Il s'agit, en premier lieu, du mandat posthume. Ce mandat permettra au défunt de désigner, de son vivant, un mandataire avec la mission d'administrer tout ou partie du patrimoine transmis, si les héritiers, en raison de leur jeune âge ou de leur handicap, ne sont pas aptes à le faire eux-mêmes.
La validité de ce mandat, qui pourra être particulièrement utile dans le cadre de la gestion d'une entreprise, sera subordonnée à l'existence d'un intérêt sérieux et légitime au regard, soit du patrimoine transmis, soit de la personne de l'héritier.
Vous aurez compris qu'il s'agit là d'un nouvel outil fondamental.
L'Assemblée nationale a ici apporté de grandes améliorations, notamment en encadrant les pouvoirs confiés à l'administrateur.

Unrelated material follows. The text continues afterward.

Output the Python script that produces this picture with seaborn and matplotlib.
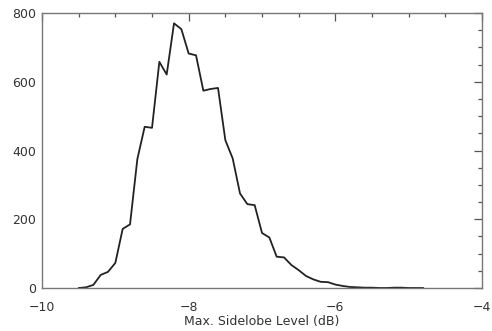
import numpy as np
import pandas as pd
import matplotlib
matplotlib.use('Agg')
import matplotlib.pyplot as plt
import seaborn as sns
from matplotlib.ticker import MultipleLocator

# histogram of max sidelobe level, 0.1 dB bins
level = [-9.5, -9.4, -9.3, -9.2, -9.1, -9.0, -8.9, -8.8, -8.7, -8.6,
         -8.5, -8.4, -8.3, -8.2, -8.1, -8.0, -7.9, -7.8, -7.7, -7.6,
         -7.5, -7.4, -7.3, -7.2, -7.1, -7.0, -6.9, -6.8, -6.7, -6.6,
         -6.5, -6.4, -6.3, -6.2, -6.1, -6.0, -5.9, -5.8, -5.7, -5.6,
         -5.5, -5.4, -5.3, -5.2, -5.1, -5.0, -4.9, -4.8]
count = [0, 2, 9, 38, 47, 73, 172, 185, 375, 469,
         466, 658, 621, 770, 753, 682, 677, 574, 579, 582,
         430, 377, 275, 244, 241, 160, 147, 91, 89, 67,
         52, 35, 25, 18, 17, 10, 6, 3, 2, 1,
         1, 0, 0, 1, 1, 0, 0, 0]

df = pd.DataFrame({'level': level, 'count': count})

sns.set_style('white')
plt.rcParams['font.family'] = ['DejaVu Sans']

fig = plt.figure(figsize=(4.92, 3.31), dpi=100)
ax = fig.add_axes([0.0854, 0.1299, 0.8943, 0.8308])

sns.lineplot(x='level', y='count', data=df, ax=ax, color='#222222', linewidth=1.3)

ax.set_xlim(-10, -4)
ax.set_ylim(0, 800)
ax.xaxis.set_major_locator(MultipleLocator(2))
ax.xaxis.set_minor_locator(MultipleLocator(0.5))
ax.yaxis.set_major_locator(MultipleLocator(200))
ax.yaxis.set_minor_locator(MultipleLocator(50))

ax.tick_params(which='both', direction='in', top=True, right=True, colors='#555555',
               labelcolor='#333333', labelsize=9)
ax.tick_params(which='major', length=6, width=0.9)
ax.tick_params(which='minor', length=3, width=0.9)
ax.tick_params(axis='x', pad=9)
ax.tick_params(axis='y', pad=4)
for s in ax.spines.values():
    s.set_color('#777777')
    s.set_linewidth(1.0)

ax.set_xlabel('Max. Sidelobe Level (dB)', fontsize=9, color='#333333', labelpad=1)
ax.set_ylabel('')

fig.savefig('out.png', dpi=100)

Votre rapporteur souhaite également modifier certains points. Le plus important concerne la durée de ce mandat. Le Gouvernement envisageait la possibilité d'un mandat à durée indéterminée lorsque la situation particulière l'exigeait. Votre rapporteur souhaite limiter cette durée à cinq ans, renouvelable par décision du juge.
Je comprends le souci de ne pas voir un mécanisme conçu pour être temporaire s'installer dans le temps, sans aucun contrôle extérieur. Par ailleurs, la possibilité d'un renouvellement permet de répondre à certaines situations dans lesquelles le mandat devra fonctionner pendant une longue durée ; je pense en particulier à la situation de l'enfant handicapé.
Dans ces conditions, la solution proposée par votre commission me paraît être équilibrée, et je puis d'ores et déjà vous annoncer que je m'y rallierai.
En second lieu, le projet de loi permet la désignation d'un mandataire de justice.
Cette désignation interviendra dans des hypothèses de mésentente entre les héritiers, de carence ou de faute de l'un d'entre eux dans l'administration de la succession, sur demande de tout intéressé.